The three are internal-only with their own kamal volumes, so they boot alongside the live valkey — no port/volume clash:

kamal accessory boot valkey_cache valkey_sessions valkey_queue -d staging.
kamal deploy -d staging (app switches to the three).
Verify: admin Redis panel (Admin::AdminController) shows each service on its own host; confirm login (sessions), a cached page, and a Sidekiq job.
kamal accessory remove valkey -d staging (the now-orphaned single instance).

Production (`config/deploy.yml`; on the current primary = Dallas)

All three are internal-only with their own kamal-managed volume, so they boot with the live valkey still serving — no port/volume clash, minimal disruption:

kamal accessory boot valkey_cache valkey_sessions valkey_queue (live valkey keeps serving).
Copy the queue’s durable sets (DB 3: scheduled/retry/dead) from the live valkey into valkey_queue (kamal accessory exec → valkey-cli --rdb or DUMP+RESTORE; small). Cache + sessions need no copy.
kamal deploy — app switches REDIS_HOST → the three REDIS_*_HOST (sessions re-login once; caches re-warm).
kamal accessory remove valkey (the now-orphaned single instance).

Rollback: revert the env to the single REDIS_HOST + redeploy → the app falls back to the live valkey (still running until step 4). No code revert.

4. PR 2 — replicate the queue (separate, after the split lands)

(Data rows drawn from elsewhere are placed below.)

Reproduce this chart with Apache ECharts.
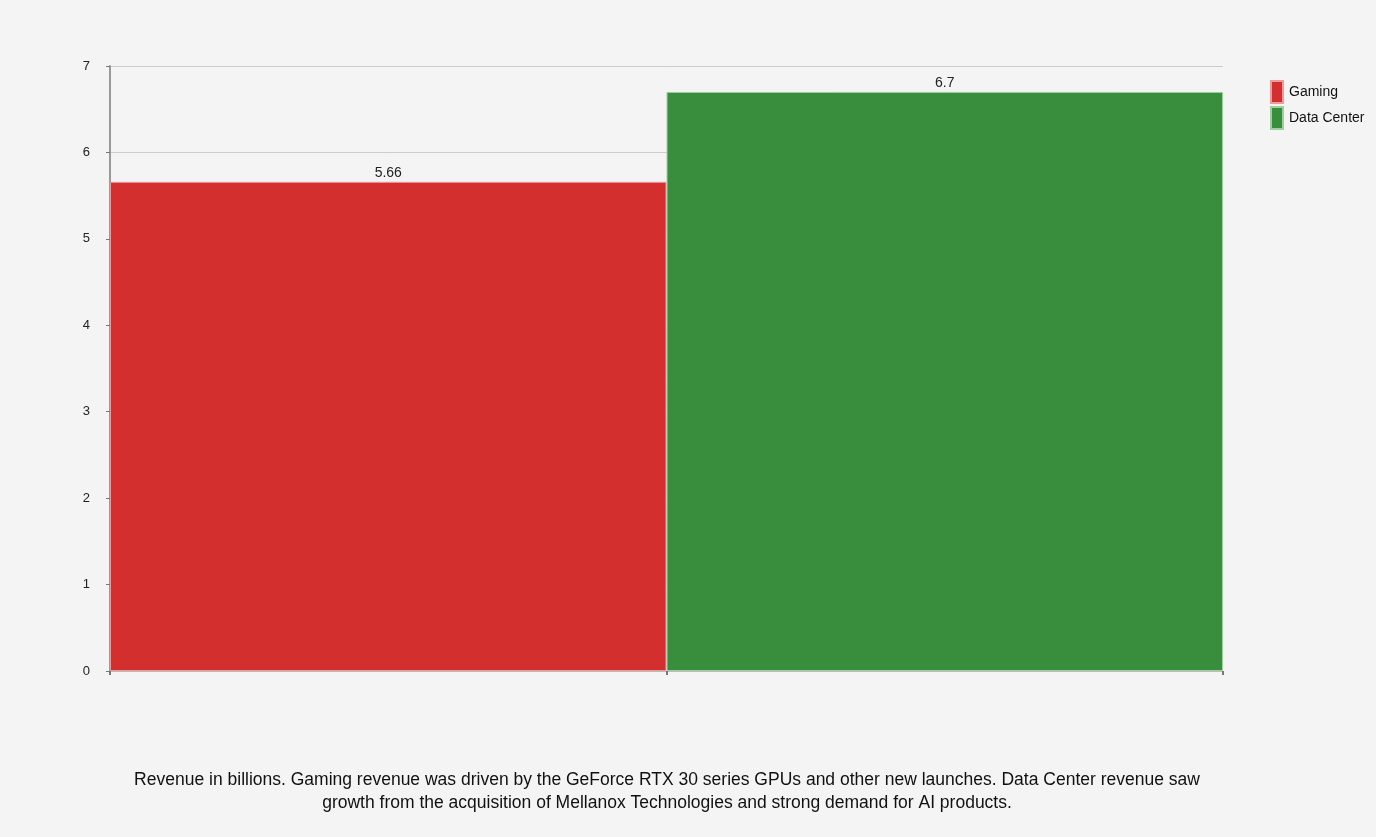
<!DOCTYPE html>
<html><head><meta charset="utf-8">
<script src="https://cdn.jsdelivr.net/npm/echarts@6/dist/echarts.min.js"></script>
<style>html,body{margin:0;padding:0;background:#f4f4f4}#c{width:1376px;height:837px}</style>
</head><body><div id="c"></div>
<script>
var categories = ['Gaming', 'Data Center'];
var gamingValues = [5.66, '-'];
var dataCenterValues = ['-', 6.7];
var yTicks = [0, 1, 2, 3, 4, 5, 6, 7];
var caption = 'Revenue in billions. Gaming revenue was driven by the GeForce RTX 30 series GPUs and other new launches. Data Center revenue saw\ngrowth from the acquisition of Mellanox Technologies and strong demand for AI products.';

var chart = echarts.init(document.getElementById('c'));
var ff = '"Liberation Sans", Arial, sans-serif';
chart.setOption({
  backgroundColor: '#f4f4f4',
  animation: false,
  textStyle: {fontFamily: ff},
  title: {
    text: caption, left: 662, top: 764, textAlign: 'center',
    textStyle: {fontSize: 17.5, fontWeight: 'normal', color: '#111', lineHeight: 23, fontFamily: ff}
  },
  legend: {
    orient: 'vertical', left: 1265, top: 75, itemWidth: 12, itemHeight: 22, itemGap: 2,
    icon: 'rect', textStyle: {fontSize: 14, color: '#111', fontFamily: ff, padding: [0, 0, 0, 1]},
    data: categories
  },
  grid: {left: 110, right: 153, top: 66, bottom: 166, containLabel: false},
  xAxis: {
    type: 'category', data: categories,
    axisLine: {show: true, lineStyle: {color: '#bbb'}},
    axisTick: {show: true, length: 4, lineStyle: {color: '#777', width: 2}},
    axisLabel: {show: false}
  },
  yAxis: {
    type: 'value', min: yTicks[0], max: yTicks[yTicks.length - 1], interval: 1,
    axisLine: {show: true, lineStyle: {color: '#999', width: 2}},
    axisTick: {show: true, length: 4, lineStyle: {color: '#777'}},
    axisLabel: {margin: 20, fontSize: 13, color: '#222', fontFamily: ff},
    splitLine: {show: true, lineStyle: {color: '#ccc'}}
  },
  series: [
    {name: categories[0], type: 'bar', stack: 's', data: gamingValues, barCategoryGap: '0%',
     itemStyle: {color: '#d32f2f', borderColor: '#ec9a9a', borderWidth: 1},
     label: {show: true, position: 'top', distance: 2, fontSize: 14, color: '#222', fontFamily: ff}},
    {name: categories[1], type: 'bar', stack: 's', data: dataCenterValues, barCategoryGap: '0%',
     itemStyle: {color: '#388e3c', borderColor: '#9fcf9f', borderWidth: 1},
     label: {show: true, position: 'top', distance: 2, fontSize: 14, color: '#222', fontFamily: ff}}
  ]
});
</script></body></html>
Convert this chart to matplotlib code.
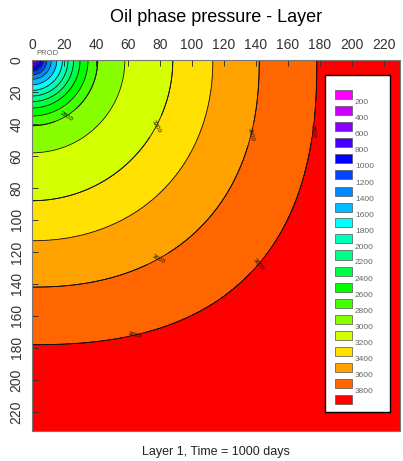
import numpy as np
import matplotlib
matplotlib.use("Agg")
from matplotlib import pyplot as plt
from matplotlib.patches import Rectangle

plt.rcParams['font.family'] = ['Liberation Sans', 'DejaVu Sans']

# pressure contour levels and the radius (grid units from the producer) where each sits
levels = [200, 400, 600, 800, 1000, 1200, 1400, 1600, 1800, 2000,
          2200, 2400, 2600, 2800, 3000, 3200, 3400, 3600, 3800]
radii = [1.5, 2.5, 3.7, 5.2, 7.0, 9.3, 12.0, 15.5, 19.0, 22.5,
         26.0, 30.0, 35.0, 41.0, 58.0, 88.0, 113.0, 142.0, 178.0]

# one colour per band: below 200, each 200-wide band, above 3800
band_colors = ['#ff00ff', '#cc00ff', '#8800ff', '#4400ff', '#0000ff',
               '#0044ff', '#0088ff', '#00bbff', '#00ffff', '#00ffbb',
               '#00ff88', '#00ff44', '#00ff00', '#44ff00', '#88ff00',
               '#d4ff00', '#ffe000', '#ffa200', '#ff6600', '#ff0000']

xticks = list(range(0, 221, 20))
yticks = list(range(0, 221, 20))

# labelled contours: (level, x, y)
label_pos = [(2800, 22, 36), (3200, 78, 42), (3600, 136, 46), (3800, 175, 44),
             (3600, 78, 123), (3800, 142, 128), (3800, 64, 171)]

# pressure field around the producer at the origin
x = np.linspace(0, 230, 700)
y = np.linspace(0, 232, 700)
X, Y = np.meshgrid(x, y)
r = np.hypot(X, Y)
p = 2 + 0.5 * np.clip((r - 90) / 100, 0, 1)
d = (X ** p + Y ** p) ** (1 / p)
P = np.interp(d, [0] + radii + [260], [0] + levels + [4200])

fig = plt.figure(figsize=(4.03, 4.61), dpi=100)
ax = fig.add_axes([32 / 403, 1 - 431 / 461, 368 / 403, 371 / 461])

ax.contourf(X, Y, P, levels=[-1] + levels + [5000], colors=band_colors)
cs = ax.contour(X, Y, P, levels=levels, colors='#111111', linewidths=0.6)
lab_levels = sorted(set(l for l, _, _ in label_pos))
cs2 = ax.contour(X, Y, P, levels=lab_levels, colors='#111111', linewidths=0.6)
ax.clabel(cs2, fontsize=4.5, fmt='%d', inline=True,
          manual=[(lx, ly) for _, lx, ly in label_pos])

ax.set_xlim(0, 230)
ax.set_ylim(232, 0)
ax.xaxis.tick_top()
ax.set_xticks(xticks)
ax.set_yticks(yticks)
ax.set_yticklabels([str(t) for t in yticks], rotation=90, va='center')
ax.tick_params(direction='in', length=4, width=0.7, labelsize=10,
               colors='#333333', pad=6)
for s in ax.spines.values():
    s.set_color('#777777')
    s.set_linewidth(0.8)

ax.text(3, -4, 'PROD', fontsize=5.5, color='#666666', ha='left', va='center',
        clip_on=False)

# colour key drawn in its own box
lax = fig.add_axes([325 / 403, 1 - 412 / 461, 65 / 403, 337 / 461])
lax.set_xlim(0, 65)
lax.set_ylim(337, 0)
lax.set_xticks([])
lax.set_yticks([])
lax.set_facecolor('white')
for s in lax.spines.values():
    s.set_color('black')
    s.set_linewidth(1)
for i, c in enumerate(band_colors):
    lax.add_patch(Rectangle((10, 20 + i * 16 - 4.5), 17, 9, facecolor=c,
                            edgecolor='#555555', linewidth=0.5))
for i, lv in enumerate(levels):
    lax.text(30, 28 + i * 16, str(lv), fontsize=6, color='#666666',
             ha='left', va='center')

fig.text(216 / 403, 1 - 17 / 461, 'Oil phase pressure - Layer', fontsize=13,
         ha='center', va='center')
fig.text(216 / 403, 1 - 452 / 461, 'Layer 1, Time = 1000 days', fontsize=9,
         ha='center', va='center', color='#222222')

plt.savefig("out.png", dpi=100)
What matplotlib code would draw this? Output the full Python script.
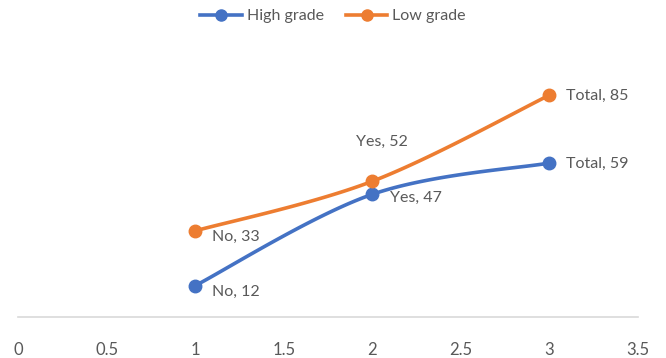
import numpy as np
import matplotlib
matplotlib.use("Agg")
import matplotlib.pyplot as plt

# Series values
x_vals = [1, 2, 3]
high_grade = [12, 47, 59]
low_grade = [33, 52, 85]
high_labels = ["No", "Yes", "Total"]
low_labels = ["No", "Yes", "Total"]
x_ticks = [0, 0.5, 1, 1.5, 2, 2.5, 3, 3.5]

BLUE = "#4472C4"
ORANGE = "#ED7D31"
GREY = "#595959"


def smooth(xs, ys, n=60):
    # Catmull-Rom style bezier through each point, like a spreadsheet "smoothed line"
    xs = np.asarray(xs, float)
    ys = np.asarray(ys, float)
    pts = np.column_stack([xs, ys])
    out = []
    for i in range(len(pts) - 1):
        p0 = pts[i - 1] if i > 0 else pts[i]
        p1 = pts[i]
        p2 = pts[i + 1]
        p3 = pts[i + 2] if i + 2 < len(pts) else pts[i + 1]
        c1 = p1 + (p2 - p0) / 6.0
        c2 = p2 - (p3 - p1) / 6.0
        t = np.linspace(0, 1, n)[:, None]
        seg = ((1 - t) ** 3) * p1 + 3 * ((1 - t) ** 2) * t * c1 \
            + 3 * (1 - t) * t ** 2 * c2 + t ** 3 * p2
        out.append(seg if i == 0 else seg[1:])
    seg = np.vstack(out)
    return seg[:, 0], seg[:, 1]


plt.rcParams["font.family"] = ["Lato", "DejaVu Sans"]

fig = plt.figure(figsize=(6.66, 3.58), dpi=100)
ax = fig.add_axes([18 / 666, 1 - 317 / 358, (638 - 18) / 666, (317 - 56) / 358])

for ys, color, name in [(high_grade, BLUE, "High grade"), (low_grade, ORANGE, "Low grade")]:
    sx, sy = smooth(x_vals, ys)
    ax.plot(sx, sy, color=color, lw=2.6, solid_capstyle="round", zorder=2)
    ax.plot(x_vals, ys, "o", color=color, ms=9, zorder=3)
    # legend proxy
    ax.plot([], [], color=color, lw=2.6, marker="o", ms=8, label=name)

# Data labels
label_offsets_high = [(17, -6), (18, -4), (17, -1)]
label_offsets_low = [(17, -6), (10, 39), (17, -1)]
for xv, yv, lab, off in zip(x_vals, high_grade, high_labels, label_offsets_high):
    ax.annotate(f"{lab}, {yv}", (xv, yv), xytext=off, textcoords="offset pixels",
                ha="left", va="center", fontsize=11.5, color=GREY)
for xv, yv, lab, off in zip(x_vals, low_grade, low_labels, label_offsets_low):
    ha = "center" if lab == "Yes" else "left"
    ax.annotate(f"{lab}, {yv}", (xv, yv), xytext=off, textcoords="offset pixels",
                ha=ha, va="center", fontsize=11.5, color=GREY)

ax.set_xlim(0, 3.5)
ax.set_ylim(0, 100)
ax.set_xticks(x_ticks)
ax.set_xticklabels([f"{t:g}" for t in x_ticks])
ax.set_yticks([])
ax.tick_params(axis="x", length=0, pad=18, labelsize=12, labelcolor=GREY)
for side in ["left", "right", "top"]:
    ax.spines[side].set_visible(False)
ax.spines["bottom"].set_color("#D9D9D9")
ax.spines["bottom"].set_linewidth(1.2)

fig.legend(loc="upper center", bbox_to_anchor=(0.5, 1.015), ncol=2, frameon=False,
           fontsize=11.5, labelcolor=GREY, handlelength=2.6, columnspacing=1.4,
           handletextpad=0.3)

fig.savefig("out.png", dpi=100)
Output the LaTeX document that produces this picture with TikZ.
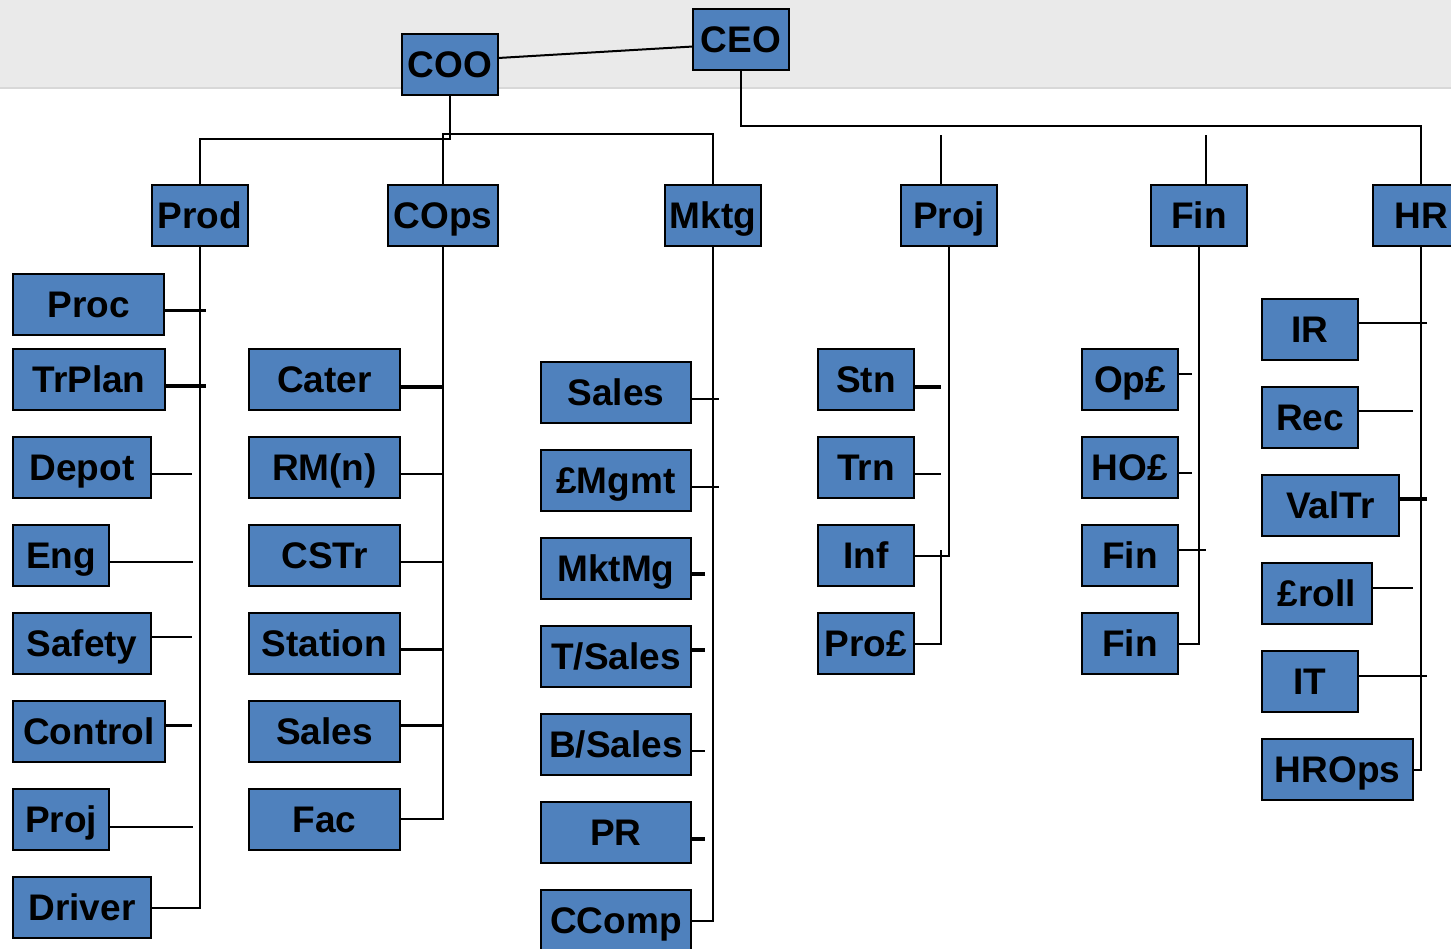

Only valkey_queue gets a cross-DC replica (replicaof) plus the tailnet bind + a requirepass/ACL (added together — never expose 6379 on the tailnet without auth). Option-1 manual promote (REPLICAOF NO ONE next to pg_promote() in the routing-layer runbook). valkey_cache and valkey_sessions are never replicated. Detail in a follow-up doc.